**THE PROBLEM:**
Transcribe the material word for word, but without the images.

* Start DATA *

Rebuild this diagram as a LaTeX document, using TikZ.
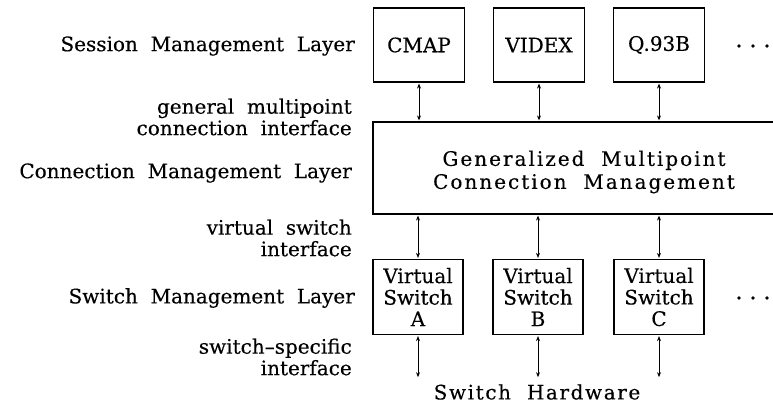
\documentclass[tikz,border=0pt]{standalone}
\usepackage{fontspec}
\setmainfont{DejaVu Serif}[FakeBold=0.3]
\newfontfamily\widefont{DejaVu Serif}[FakeBold=0.3,LetterSpace=10]
\newfontfamily\hwfont{DejaVu Serif}[FakeBold=0.3,LetterSpace=8]
\usetikzlibrary{arrows.meta}
\begin{document}
\begin{tikzpicture}[x=1pt,y=-1pt,
  every node/.style={font=\fontsize{20}{21.5}\selectfont, inner sep=0pt},
  box/.style={draw, line width=1.6pt, minimum height=74pt, minimum width=91pt, align=center},
  swbox/.style={draw, line width=1.6pt, minimum height=75pt, minimum width=90pt, align=center},
  lbl/.style={anchor=east, align=right},
  link/.style={line width=1pt, {Stealth[length=5pt,width=4pt]}-{Stealth[length=5pt,width=4pt]}, shorten <=0.8pt, shorten >=0.8pt},
  dot/.style={fill, circle, minimum size=3.6pt}
]
\useasboundingbox (0,0) rectangle (773,406);
% top boxes
\node[box] (cmap) at (419,45) {CMAP};
\node[box] (videx) at (539,45) {VIDEX};
\node[box] (q93b) at (659,45) {Q.93B};
\node[dot] (d1) at (739,46) {};
\node[dot] (d2) at (753,46) {};
\node[dot] (d3) at (767,46) {};
% big box (open to the right)
\node[draw, line width=1.6pt, minimum height=92pt, minimum width=420pt] (gmcm) at (583,168) {};
\node[align=center, font=\widefont\fontsize{20}{23}\selectfont] (gmcmtext) at (584,172) {Generalized\ \ Multipoint\\Connection\ \ Management};
% switch boxes
\node[swbox] (vsa) at (418,297) {Virtual\\Switch\\A};
\node[swbox] (vsb) at (538,297) {Virtual\\Switch\\B};
\node[swbox] (vsc) at (659,297) {Virtual\\Switch\\C};
\node[dot] (e1) at (739,298) {};
\node[dot] (e2) at (753,298) {};
\node[dot] (e3) at (767,298) {};
% hardware
\node[font=\hwfont\fontsize{20}{21.5}\selectfont] (hw) at (537,392) {Switch\ \ Hardware};
\coordinate (ha) at (418,378);
\coordinate (hb) at (538,378);
\coordinate (hc) at (659,378);
% connectors
\draw[link] (cmap.south) -- (cmap.south |- gmcm.north);
\draw[link] (videx.south) -- (videx.south |- gmcm.north);
\draw[link] (q93b.south) -- (q93b.south |- gmcm.north);
\draw[link] (vsa.north |- gmcm.south) -- (vsa.north);
\draw[link] (vsb.north |- gmcm.south) -- (vsb.north);
\draw[link] (vsc.north |- gmcm.south) -- (vsc.north);
\draw[link] (vsa.south) -- (ha);
\draw[link] (vsb.south) -- (hb);
\draw[link] (vsc.south) -- (hc);
% left labels
\node[lbl] (l1) at (355,46) {Session\ \ Management\ \ Layer};
\node[lbl] (l2) at (352,117) {general\ \ multipoint\\connection\ \ interface};
\node[lbl] (l3) at (352,173) {Connection\ \ Management\ \ Layer};
\node[lbl] (l4) at (352,238) {virtual\ \ switch\\interface};
\node[lbl] (l5) at (355,298) {Switch\ \ Management\ \ Layer};
\node[lbl] (l6) at (352,357) {switch--specific\\interface};
\end{tikzpicture}
\end{document}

* End DATA *

**TASK OUTPUT:**
Rebuild this diagram as a LaTeX document, using TikZ.
\documentclass[tikz,border=0pt]{standalone}
\usepackage{fontspec}
\setmainfont{DejaVu Serif}[FakeBold=0.3]
\newfontfamily\widefont{DejaVu Serif}[FakeBold=0.3,LetterSpace=10]
\newfontfamily\hwfont{DejaVu Serif}[FakeBold=0.3,LetterSpace=8]
\usetikzlibrary{arrows.meta}
\begin{document}
\begin{tikzpicture}[x=1pt,y=-1pt,
  every node/.style={font=\fontsize{20}{21.5}\selectfont, inner sep=0pt},
  box/.style={draw, line width=1.6pt, minimum height=74pt, minimum width=91pt, align=center},
  swbox/.style={draw, line width=1.6pt, minimum height=75pt, minimum width=90pt, align=center},
  lbl/.style={anchor=east, align=right},
  link/.style={line width=1pt, {Stealth[length=5pt,width=4pt]}-{Stealth[length=5pt,width=4pt]}, shorten <=0.8pt, shorten >=0.8pt},
  dot/.style={fill, circle, minimum size=3.6pt}
]
\useasboundingbox (0,0) rectangle (773,406);
% top boxes
\node[box] (cmap) at (419,45) {CMAP};
\node[box] (videx) at (539,45) {VIDEX};
\node[box] (q93b) at (659,45) {Q.93B};
\node[dot] (d1) at (739,46) {};
\node[dot] (d2) at (753,46) {};
\node[dot] (d3) at (767,46) {};
% big box (open to the right)
\node[draw, line width=1.6pt, minimum height=92pt, minimum width=420pt] (gmcm) at (583,168) {};
\node[align=center, font=\widefont\fontsize{20}{23}\selectfont] (gmcmtext) at (584,172) {Generalized\ \ Multipoint\\Connection\ \ Management};
% switch boxes
\node[swbox] (vsa) at (418,297) {Virtual\\Switch\\A};
\node[swbox] (vsb) at (538,297) {Virtual\\Switch\\B};
\node[swbox] (vsc) at (659,297) {Virtual\\Switch\\C};
\node[dot] (e1) at (739,298) {};
\node[dot] (e2) at (753,298) {};
\node[dot] (e3) at (767,298) {};
% hardware
\node[font=\hwfont\fontsize{20}{21.5}\selectfont] (hw) at (537,392) {Switch\ \ Hardware};
\coordinate (ha) at (418,378);
\coordinate (hb) at (538,378);
\coordinate (hc) at (659,378);
% connectors
\draw[link] (cmap.south) -- (cmap.south |- gmcm.north);
\draw[link] (videx.south) -- (videx.south |- gmcm.north);
\draw[link] (q93b.south) -- (q93b.south |- gmcm.north);
\draw[link] (vsa.north |- gmcm.south) -- (vsa.north);
\draw[link] (vsb.north |- gmcm.south) -- (vsb.north);
\draw[link] (vsc.north |- gmcm.south) -- (vsc.north);
\draw[link] (vsa.south) -- (ha);
\draw[link] (vsb.south) -- (hb);
\draw[link] (vsc.south) -- (hc);
% left labels
\node[lbl] (l1) at (355,46) {Session\ \ Management\ \ Layer};
\node[lbl] (l2) at (352,117) {general\ \ multipoint\\connection\ \ interface};
\node[lbl] (l3) at (352,173) {Connection\ \ Management\ \ Layer};
\node[lbl] (l4) at (352,238) {virtual\ \ switch\\interface};
\node[lbl] (l5) at (355,298) {Switch\ \ Management\ \ Layer};
\node[lbl] (l6) at (352,357) {switch--specific\\interface};
\end{tikzpicture}
\end{document}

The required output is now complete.